RECORD LIST:
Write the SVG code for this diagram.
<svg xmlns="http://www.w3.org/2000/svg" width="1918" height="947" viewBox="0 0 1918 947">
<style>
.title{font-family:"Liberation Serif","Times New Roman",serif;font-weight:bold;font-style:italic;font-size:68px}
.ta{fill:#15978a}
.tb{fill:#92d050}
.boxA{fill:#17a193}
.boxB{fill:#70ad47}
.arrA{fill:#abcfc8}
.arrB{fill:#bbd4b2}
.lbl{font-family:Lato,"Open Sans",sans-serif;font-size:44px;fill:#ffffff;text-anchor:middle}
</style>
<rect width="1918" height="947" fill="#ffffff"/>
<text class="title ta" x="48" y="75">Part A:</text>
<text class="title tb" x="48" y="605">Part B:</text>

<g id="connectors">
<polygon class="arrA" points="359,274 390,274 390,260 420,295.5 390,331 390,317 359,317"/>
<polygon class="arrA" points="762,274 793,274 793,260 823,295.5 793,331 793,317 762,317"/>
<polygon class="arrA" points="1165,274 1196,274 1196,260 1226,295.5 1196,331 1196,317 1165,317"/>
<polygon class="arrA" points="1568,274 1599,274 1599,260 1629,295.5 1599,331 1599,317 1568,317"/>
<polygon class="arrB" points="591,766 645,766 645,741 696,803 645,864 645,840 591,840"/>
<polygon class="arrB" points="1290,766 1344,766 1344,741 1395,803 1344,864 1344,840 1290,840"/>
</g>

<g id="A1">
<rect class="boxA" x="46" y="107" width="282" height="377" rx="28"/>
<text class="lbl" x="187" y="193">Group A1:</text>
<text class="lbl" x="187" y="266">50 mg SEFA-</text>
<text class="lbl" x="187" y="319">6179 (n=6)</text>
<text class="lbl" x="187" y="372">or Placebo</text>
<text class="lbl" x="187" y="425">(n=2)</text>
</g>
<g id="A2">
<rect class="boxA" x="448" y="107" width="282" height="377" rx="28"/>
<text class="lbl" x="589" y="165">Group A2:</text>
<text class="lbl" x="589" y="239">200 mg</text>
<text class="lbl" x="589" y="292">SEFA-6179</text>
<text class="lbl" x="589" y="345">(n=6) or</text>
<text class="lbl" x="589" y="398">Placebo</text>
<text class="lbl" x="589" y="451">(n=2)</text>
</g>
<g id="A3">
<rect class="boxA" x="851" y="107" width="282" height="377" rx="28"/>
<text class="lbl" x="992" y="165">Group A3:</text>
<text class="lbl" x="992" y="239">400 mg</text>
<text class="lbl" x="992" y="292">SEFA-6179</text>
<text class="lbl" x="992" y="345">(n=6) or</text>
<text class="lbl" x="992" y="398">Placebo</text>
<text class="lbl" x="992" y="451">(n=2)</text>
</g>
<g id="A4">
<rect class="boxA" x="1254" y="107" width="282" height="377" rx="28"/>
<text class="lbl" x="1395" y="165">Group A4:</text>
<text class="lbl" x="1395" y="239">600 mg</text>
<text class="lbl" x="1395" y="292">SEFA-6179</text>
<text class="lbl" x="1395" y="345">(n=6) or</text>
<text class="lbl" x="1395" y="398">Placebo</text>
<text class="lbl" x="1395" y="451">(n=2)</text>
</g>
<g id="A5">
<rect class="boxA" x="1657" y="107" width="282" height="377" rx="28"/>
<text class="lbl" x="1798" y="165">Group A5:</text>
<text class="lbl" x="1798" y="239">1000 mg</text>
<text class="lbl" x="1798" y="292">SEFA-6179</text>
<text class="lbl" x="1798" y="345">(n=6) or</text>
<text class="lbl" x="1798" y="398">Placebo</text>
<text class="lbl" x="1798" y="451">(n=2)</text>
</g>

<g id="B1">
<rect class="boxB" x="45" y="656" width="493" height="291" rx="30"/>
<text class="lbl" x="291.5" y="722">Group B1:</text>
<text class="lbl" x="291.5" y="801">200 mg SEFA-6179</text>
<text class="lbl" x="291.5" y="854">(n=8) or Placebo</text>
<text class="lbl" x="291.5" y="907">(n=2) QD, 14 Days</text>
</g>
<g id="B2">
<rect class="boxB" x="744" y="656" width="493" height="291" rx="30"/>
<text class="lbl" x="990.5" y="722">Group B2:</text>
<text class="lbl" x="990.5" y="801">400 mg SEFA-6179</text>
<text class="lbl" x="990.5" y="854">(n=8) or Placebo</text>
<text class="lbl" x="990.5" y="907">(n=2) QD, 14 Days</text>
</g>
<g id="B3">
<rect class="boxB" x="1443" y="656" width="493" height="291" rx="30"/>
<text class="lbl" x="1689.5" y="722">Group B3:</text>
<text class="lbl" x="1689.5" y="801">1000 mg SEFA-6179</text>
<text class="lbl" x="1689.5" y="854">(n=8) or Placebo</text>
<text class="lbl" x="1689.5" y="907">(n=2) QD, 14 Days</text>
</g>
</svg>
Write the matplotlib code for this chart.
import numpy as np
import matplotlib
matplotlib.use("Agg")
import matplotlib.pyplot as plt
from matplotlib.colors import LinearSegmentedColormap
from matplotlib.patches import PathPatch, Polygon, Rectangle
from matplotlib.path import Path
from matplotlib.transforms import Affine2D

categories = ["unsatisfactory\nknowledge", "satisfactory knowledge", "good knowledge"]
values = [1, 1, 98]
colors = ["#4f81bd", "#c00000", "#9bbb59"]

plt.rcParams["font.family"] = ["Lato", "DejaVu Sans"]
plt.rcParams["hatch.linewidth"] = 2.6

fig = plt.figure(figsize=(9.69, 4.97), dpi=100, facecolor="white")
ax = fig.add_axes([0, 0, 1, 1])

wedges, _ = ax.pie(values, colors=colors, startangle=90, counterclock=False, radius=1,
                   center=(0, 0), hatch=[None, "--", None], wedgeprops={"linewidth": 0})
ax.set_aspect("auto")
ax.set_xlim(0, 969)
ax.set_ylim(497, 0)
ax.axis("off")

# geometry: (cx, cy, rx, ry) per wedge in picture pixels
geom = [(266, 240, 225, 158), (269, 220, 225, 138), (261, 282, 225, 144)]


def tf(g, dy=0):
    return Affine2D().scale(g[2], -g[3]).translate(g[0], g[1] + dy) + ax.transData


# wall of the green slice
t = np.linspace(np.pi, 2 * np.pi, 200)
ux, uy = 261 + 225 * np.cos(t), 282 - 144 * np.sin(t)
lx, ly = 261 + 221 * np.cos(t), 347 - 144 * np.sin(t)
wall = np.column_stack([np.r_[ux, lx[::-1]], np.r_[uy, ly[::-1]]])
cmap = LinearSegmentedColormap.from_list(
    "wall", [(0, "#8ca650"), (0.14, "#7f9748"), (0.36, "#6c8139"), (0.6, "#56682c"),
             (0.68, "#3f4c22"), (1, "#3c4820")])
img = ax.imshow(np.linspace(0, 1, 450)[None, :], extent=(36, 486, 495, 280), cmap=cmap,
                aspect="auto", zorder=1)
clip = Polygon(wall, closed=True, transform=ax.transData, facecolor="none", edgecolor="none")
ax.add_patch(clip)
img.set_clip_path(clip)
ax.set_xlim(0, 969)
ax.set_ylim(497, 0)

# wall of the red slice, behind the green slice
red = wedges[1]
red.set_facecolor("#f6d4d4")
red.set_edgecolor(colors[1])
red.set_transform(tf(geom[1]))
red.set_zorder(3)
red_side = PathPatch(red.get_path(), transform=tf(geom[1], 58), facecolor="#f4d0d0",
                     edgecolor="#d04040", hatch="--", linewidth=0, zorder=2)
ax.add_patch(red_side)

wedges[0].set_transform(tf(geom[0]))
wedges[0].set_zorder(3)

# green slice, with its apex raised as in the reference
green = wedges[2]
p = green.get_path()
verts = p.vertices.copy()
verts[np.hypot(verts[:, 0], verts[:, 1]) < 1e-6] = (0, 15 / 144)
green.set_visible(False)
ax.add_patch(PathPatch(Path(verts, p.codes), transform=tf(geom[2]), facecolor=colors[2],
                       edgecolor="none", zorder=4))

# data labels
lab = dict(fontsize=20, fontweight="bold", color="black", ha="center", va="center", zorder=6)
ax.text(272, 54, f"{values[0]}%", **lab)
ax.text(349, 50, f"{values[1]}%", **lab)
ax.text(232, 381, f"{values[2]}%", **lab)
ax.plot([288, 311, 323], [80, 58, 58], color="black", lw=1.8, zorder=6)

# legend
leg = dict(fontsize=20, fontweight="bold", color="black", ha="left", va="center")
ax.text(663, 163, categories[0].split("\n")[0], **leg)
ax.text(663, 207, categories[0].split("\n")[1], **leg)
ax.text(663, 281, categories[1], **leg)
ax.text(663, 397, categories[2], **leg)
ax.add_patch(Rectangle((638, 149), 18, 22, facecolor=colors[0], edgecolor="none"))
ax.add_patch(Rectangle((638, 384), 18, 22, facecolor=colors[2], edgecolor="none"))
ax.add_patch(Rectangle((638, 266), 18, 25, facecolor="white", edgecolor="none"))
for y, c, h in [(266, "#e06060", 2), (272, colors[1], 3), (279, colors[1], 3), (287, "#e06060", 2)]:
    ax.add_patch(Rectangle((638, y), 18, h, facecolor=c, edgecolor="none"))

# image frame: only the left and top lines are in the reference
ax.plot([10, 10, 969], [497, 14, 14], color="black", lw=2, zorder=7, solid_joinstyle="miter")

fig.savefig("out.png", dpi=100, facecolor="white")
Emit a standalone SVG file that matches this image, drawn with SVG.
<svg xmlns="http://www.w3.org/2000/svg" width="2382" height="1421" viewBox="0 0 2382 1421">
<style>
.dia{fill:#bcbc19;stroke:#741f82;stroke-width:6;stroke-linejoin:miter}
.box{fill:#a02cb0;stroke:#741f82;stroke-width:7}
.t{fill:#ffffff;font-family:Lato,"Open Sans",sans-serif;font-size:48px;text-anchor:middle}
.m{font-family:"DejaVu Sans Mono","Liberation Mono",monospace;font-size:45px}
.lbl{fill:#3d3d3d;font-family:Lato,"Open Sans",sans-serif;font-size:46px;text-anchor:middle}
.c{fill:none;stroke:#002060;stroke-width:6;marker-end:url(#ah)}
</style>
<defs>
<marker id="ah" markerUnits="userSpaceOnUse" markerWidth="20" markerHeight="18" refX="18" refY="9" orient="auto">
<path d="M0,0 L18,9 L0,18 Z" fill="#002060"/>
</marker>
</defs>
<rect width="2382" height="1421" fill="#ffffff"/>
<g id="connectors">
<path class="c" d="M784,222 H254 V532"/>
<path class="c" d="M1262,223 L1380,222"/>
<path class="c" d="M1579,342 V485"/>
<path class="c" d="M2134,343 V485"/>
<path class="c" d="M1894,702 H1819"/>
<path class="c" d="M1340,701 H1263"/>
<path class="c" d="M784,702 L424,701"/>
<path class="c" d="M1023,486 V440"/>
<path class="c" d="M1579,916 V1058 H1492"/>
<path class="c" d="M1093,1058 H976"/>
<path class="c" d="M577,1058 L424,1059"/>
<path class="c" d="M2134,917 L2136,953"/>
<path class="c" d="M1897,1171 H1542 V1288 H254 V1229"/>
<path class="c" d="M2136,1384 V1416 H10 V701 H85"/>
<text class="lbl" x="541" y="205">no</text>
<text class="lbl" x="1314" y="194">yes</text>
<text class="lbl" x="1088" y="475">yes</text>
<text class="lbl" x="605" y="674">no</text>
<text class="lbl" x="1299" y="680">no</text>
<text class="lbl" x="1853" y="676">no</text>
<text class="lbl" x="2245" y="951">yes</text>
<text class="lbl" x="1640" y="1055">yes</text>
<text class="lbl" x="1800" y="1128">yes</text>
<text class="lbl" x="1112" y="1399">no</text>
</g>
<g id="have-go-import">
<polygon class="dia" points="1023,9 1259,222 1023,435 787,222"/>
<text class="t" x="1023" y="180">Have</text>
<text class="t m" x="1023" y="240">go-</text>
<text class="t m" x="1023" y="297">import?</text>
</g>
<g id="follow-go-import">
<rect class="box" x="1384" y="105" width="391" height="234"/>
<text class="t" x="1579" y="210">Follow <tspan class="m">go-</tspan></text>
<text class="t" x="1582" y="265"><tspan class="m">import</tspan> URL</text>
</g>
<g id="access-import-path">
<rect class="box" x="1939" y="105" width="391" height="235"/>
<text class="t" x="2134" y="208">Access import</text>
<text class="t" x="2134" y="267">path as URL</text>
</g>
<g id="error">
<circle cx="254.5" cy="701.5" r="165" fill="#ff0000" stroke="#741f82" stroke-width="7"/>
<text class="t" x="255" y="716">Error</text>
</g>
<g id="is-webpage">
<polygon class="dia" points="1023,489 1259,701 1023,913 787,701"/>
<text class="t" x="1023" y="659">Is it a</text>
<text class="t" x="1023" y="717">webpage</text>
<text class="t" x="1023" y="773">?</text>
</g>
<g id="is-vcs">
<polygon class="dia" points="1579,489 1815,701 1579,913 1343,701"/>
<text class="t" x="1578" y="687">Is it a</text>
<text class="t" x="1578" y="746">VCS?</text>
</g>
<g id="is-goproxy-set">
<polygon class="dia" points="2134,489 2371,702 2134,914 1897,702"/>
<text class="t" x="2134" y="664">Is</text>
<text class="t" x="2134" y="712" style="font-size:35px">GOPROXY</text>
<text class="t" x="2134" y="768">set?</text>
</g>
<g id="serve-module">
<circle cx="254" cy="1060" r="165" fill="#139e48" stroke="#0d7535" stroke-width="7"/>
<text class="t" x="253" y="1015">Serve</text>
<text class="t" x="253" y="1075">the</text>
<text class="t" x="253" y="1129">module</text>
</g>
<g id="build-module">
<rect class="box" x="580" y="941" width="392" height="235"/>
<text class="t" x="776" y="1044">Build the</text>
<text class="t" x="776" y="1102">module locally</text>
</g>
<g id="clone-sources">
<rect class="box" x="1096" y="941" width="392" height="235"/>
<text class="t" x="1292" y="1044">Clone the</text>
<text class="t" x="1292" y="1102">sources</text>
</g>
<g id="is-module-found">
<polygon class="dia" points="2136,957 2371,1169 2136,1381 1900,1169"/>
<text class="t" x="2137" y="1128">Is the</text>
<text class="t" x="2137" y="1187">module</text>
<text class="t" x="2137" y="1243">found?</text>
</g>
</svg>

WHAT IS ASKED: Identify the lines in the entries above that contain "Write", then copy them out.

COMPLETED EXERCISE:
Write the SVG code for this diagram.
Write the matplotlib code for this chart.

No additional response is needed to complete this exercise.